As we discussed the text, students were drawn to the Wilson’s descriptions of his imagined gallery’s artwork and we devoted some time to a discussion of how readers might visualize these and what this collection as a whole might suggest about the author’s ideas of African American art. Students made connections to our ongoing discussion of African American literature – where we find this collected, who learns about this literature and why, who assesses it and how. During this portion of our discussion, we turned to Wilson’s description of Picture IX, the painting of Mount Vernon, and his claims about the depiction he describes:

I must plead in excuse, therefore, that in the conception of this picture, the Artist has simply failed; if not in faithfulness to the original, certainly in gratifying the popular American feeling.

 The description of George Washington’s home allowed for a discussion of “founding fathers” and the history of slavery in the United States. We had read some “canonical” slave narratives early in the semester (Douglass, Jacobs, Northup) and students had read and presented individually on lesser-known slave narratives over the course of the semester. Recognizing the various ways slavery does (or doesn’t) appear in many of our assigned texts, students had discussed the importance of this theme in African American literature. In Wilson’s description, students brought up alternate depictions of slavery that worked alongside antislavery literature, and to which it responded.

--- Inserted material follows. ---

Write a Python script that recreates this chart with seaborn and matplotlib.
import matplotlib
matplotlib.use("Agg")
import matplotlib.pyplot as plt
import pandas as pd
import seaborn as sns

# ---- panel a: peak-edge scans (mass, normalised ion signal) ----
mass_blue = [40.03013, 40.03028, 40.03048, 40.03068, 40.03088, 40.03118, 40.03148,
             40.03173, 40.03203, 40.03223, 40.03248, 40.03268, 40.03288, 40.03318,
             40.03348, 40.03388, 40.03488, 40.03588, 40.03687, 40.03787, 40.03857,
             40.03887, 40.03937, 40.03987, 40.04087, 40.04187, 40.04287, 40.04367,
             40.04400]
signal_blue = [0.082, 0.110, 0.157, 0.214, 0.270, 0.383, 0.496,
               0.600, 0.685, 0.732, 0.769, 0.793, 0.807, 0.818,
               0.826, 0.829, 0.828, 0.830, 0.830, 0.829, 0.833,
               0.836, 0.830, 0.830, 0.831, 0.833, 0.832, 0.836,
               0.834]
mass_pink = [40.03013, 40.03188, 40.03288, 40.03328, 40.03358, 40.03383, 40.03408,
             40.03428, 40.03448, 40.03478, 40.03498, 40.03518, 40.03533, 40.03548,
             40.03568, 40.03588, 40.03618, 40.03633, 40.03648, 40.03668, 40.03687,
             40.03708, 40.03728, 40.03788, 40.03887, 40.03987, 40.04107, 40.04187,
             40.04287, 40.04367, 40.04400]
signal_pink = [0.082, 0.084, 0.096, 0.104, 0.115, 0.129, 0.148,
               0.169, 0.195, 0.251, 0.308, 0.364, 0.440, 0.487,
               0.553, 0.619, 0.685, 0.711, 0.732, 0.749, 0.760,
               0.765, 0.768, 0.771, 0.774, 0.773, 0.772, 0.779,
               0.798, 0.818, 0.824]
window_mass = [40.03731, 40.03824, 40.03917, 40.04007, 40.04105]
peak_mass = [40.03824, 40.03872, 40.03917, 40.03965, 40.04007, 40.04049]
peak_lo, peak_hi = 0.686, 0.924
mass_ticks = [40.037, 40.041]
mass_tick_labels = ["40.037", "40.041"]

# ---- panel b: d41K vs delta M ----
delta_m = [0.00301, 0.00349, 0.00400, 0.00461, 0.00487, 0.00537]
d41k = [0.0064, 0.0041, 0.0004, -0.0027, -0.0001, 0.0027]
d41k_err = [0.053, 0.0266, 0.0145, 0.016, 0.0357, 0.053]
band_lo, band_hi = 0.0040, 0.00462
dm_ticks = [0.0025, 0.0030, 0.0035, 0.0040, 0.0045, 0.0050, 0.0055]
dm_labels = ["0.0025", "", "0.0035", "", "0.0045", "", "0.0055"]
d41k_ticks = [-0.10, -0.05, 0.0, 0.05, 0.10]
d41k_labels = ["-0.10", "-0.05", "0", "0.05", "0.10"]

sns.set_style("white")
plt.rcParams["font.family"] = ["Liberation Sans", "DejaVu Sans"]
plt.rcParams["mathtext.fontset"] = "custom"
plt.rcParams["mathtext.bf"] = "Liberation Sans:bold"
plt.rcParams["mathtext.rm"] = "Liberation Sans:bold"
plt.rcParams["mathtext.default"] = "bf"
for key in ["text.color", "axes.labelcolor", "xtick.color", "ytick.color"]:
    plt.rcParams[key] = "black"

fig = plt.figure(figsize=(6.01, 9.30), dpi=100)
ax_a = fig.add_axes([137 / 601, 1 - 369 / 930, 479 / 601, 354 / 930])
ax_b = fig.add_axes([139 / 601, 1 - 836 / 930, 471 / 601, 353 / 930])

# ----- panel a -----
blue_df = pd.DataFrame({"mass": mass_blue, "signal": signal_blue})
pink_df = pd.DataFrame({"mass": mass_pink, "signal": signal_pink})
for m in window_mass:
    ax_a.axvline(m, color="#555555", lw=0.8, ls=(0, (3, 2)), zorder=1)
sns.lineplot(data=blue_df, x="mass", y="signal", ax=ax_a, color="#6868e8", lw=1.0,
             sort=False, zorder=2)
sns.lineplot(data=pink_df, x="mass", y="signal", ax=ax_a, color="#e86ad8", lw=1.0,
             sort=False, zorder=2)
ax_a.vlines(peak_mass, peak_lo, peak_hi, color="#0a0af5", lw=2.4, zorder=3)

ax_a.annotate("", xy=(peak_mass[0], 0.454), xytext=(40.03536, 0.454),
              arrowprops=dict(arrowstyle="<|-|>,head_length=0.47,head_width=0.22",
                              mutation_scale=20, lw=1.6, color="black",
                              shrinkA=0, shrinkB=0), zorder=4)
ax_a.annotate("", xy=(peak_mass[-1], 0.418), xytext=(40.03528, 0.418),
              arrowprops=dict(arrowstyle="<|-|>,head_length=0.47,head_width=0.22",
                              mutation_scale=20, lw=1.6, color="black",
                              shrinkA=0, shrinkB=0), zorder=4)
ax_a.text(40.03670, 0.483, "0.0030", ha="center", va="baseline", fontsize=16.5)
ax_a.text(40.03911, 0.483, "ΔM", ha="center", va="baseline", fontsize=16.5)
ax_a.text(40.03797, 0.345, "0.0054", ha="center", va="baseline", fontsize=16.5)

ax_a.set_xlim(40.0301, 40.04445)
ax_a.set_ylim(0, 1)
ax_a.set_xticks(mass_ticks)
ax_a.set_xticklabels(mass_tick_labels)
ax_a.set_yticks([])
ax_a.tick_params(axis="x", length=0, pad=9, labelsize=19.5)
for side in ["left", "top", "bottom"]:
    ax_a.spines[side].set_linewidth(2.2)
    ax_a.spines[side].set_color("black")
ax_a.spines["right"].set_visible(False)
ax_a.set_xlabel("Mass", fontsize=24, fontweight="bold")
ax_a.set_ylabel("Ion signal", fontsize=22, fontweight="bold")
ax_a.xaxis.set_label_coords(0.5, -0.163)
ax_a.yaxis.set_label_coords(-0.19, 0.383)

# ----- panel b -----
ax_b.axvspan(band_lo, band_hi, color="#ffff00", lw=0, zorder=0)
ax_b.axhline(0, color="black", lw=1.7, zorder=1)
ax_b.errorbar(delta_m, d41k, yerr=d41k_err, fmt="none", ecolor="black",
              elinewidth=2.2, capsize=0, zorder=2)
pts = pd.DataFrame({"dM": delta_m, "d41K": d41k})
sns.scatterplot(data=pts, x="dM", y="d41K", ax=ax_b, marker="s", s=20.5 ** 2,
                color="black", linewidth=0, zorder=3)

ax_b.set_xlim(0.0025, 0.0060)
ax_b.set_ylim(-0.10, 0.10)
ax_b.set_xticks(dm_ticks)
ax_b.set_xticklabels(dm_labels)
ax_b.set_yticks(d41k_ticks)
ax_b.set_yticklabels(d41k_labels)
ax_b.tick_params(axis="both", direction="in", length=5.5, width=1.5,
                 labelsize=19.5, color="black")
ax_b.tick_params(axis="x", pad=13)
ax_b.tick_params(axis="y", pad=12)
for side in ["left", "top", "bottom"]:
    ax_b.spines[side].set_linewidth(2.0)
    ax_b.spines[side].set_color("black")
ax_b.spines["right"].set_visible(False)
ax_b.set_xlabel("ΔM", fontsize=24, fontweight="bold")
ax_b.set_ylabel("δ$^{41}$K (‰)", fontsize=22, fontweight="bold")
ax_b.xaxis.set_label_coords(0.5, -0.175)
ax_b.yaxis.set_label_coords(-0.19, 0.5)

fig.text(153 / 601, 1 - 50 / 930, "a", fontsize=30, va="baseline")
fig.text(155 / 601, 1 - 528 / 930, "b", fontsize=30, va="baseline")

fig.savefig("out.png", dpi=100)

As one might imagine, our assigned readings had been sometimes ambivalent about slavery, but were overwhelmingly antislavery and abolitionist where slavery was addressed explicitly. While in other classes I sometimes teach proslavery literature and plantation nostalgia fiction alongside antislavery materials, I generally do not assign my standard versions of these things for a straight-up African American studies class. Instead, I talk a bit about how we might locate and parse the different arguments to which antislavery writers responded. Students picked up on this tactic for discussing the painting of Mount Vernon, using this as a launch pad of sorts to discuss larger issues that had helped to frame our course: questions of U.S. histories and who depicts them, preconceptions about bodies of art or literature and how this frames our viewing/reading; questions of reality/authenticity and its relevance for art and literature, and questions about access to and availability of African American works and what institutions support them.